**GOAL**:
Wherever the word "this" appears in the entries, copy the whole line.

start DATASET EXTRACT

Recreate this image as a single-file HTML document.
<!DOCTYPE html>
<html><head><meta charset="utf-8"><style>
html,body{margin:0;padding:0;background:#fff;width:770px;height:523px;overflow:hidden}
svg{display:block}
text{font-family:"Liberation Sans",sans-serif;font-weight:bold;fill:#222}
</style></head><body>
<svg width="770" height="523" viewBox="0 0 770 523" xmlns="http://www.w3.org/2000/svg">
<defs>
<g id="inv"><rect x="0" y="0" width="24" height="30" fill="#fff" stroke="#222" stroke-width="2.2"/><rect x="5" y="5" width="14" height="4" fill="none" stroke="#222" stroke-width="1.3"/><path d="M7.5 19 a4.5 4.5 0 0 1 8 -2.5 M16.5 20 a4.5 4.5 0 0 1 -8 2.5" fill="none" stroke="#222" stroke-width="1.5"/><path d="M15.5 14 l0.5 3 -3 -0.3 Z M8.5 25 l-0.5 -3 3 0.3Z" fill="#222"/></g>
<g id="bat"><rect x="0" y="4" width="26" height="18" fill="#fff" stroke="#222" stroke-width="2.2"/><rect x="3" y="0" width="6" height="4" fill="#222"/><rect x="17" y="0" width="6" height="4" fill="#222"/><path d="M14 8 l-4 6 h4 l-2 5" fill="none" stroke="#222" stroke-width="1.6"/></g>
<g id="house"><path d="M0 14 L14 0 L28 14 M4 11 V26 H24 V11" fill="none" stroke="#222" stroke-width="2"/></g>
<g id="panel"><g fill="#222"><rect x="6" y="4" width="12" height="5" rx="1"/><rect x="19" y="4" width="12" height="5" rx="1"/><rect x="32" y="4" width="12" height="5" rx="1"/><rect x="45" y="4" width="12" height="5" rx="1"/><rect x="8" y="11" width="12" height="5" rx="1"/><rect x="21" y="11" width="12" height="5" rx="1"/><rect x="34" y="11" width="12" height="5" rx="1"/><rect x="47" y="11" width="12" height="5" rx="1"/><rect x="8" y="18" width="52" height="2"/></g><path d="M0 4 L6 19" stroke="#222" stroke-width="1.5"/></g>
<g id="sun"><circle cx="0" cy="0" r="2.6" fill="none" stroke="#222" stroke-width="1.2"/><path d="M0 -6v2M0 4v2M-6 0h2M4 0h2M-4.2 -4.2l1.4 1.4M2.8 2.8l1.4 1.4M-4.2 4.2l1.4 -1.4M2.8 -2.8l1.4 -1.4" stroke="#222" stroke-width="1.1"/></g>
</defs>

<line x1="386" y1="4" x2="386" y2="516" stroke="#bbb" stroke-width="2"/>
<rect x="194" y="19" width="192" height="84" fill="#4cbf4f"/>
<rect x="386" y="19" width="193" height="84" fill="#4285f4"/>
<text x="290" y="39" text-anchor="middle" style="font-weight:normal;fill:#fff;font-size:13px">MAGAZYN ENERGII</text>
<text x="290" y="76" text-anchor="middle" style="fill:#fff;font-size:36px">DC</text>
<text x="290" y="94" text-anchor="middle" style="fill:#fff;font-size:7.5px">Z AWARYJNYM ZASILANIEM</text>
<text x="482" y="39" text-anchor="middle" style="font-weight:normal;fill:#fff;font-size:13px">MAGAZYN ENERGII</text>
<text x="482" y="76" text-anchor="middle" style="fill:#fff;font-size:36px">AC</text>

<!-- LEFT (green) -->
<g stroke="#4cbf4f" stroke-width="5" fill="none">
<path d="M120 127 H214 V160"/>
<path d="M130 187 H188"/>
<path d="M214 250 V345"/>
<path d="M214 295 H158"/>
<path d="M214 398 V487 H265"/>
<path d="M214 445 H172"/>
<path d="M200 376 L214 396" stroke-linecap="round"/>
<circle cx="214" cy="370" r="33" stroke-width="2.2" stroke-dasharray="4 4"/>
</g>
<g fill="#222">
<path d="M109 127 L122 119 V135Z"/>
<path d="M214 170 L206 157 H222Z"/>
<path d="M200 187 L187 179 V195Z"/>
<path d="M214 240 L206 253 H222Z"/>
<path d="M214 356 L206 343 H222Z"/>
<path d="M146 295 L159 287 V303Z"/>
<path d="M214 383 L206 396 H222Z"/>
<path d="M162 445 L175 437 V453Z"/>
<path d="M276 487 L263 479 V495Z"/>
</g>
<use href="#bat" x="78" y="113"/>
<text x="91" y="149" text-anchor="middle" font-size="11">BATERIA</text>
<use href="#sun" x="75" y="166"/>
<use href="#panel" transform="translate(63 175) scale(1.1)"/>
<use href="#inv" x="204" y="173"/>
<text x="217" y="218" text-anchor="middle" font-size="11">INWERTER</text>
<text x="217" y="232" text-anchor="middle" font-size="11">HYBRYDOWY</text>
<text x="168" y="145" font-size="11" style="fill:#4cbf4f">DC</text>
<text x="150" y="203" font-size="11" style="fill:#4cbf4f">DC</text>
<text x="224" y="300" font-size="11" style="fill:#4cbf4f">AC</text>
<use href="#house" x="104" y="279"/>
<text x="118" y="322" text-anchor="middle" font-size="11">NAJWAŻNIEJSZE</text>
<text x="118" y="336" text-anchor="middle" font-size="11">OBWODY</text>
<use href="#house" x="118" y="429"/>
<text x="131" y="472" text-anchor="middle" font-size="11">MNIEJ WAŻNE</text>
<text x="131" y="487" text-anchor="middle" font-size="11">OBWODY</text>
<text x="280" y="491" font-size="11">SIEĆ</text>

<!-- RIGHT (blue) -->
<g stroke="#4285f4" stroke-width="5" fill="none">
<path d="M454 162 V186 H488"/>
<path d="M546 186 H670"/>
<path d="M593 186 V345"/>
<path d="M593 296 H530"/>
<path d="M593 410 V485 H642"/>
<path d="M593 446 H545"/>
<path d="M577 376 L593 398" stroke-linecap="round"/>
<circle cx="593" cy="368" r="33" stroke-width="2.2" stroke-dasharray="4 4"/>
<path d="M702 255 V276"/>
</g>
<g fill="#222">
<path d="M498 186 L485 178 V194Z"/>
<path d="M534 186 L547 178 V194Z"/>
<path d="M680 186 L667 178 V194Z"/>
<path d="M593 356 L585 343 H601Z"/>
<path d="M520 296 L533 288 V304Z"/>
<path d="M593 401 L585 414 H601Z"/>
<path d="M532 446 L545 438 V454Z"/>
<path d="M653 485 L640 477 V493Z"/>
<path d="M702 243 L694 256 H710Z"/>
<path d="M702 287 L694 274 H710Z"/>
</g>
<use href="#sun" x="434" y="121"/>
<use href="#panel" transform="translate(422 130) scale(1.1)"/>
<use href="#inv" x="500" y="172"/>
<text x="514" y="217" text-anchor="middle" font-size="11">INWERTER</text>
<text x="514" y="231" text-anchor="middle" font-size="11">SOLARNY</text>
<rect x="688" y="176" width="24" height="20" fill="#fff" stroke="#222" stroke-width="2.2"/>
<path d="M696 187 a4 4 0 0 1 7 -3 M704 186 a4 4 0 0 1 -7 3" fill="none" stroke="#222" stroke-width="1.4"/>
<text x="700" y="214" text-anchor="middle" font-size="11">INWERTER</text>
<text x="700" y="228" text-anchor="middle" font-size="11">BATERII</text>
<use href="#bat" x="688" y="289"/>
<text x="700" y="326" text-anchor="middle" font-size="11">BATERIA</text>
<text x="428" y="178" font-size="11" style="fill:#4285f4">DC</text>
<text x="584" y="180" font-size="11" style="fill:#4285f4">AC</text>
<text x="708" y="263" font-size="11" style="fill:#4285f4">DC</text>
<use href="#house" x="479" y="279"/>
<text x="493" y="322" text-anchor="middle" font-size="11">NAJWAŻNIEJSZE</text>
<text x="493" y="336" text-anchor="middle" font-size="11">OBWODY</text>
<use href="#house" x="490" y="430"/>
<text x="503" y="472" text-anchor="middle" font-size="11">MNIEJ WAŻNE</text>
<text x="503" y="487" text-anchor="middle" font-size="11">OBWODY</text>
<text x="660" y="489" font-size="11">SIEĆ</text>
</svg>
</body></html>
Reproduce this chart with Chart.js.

end DATASET EXTRACT

**REPLY TO THE TASK**:
Recreate this image as a single-file HTML document.
Reproduce this chart with Chart.js.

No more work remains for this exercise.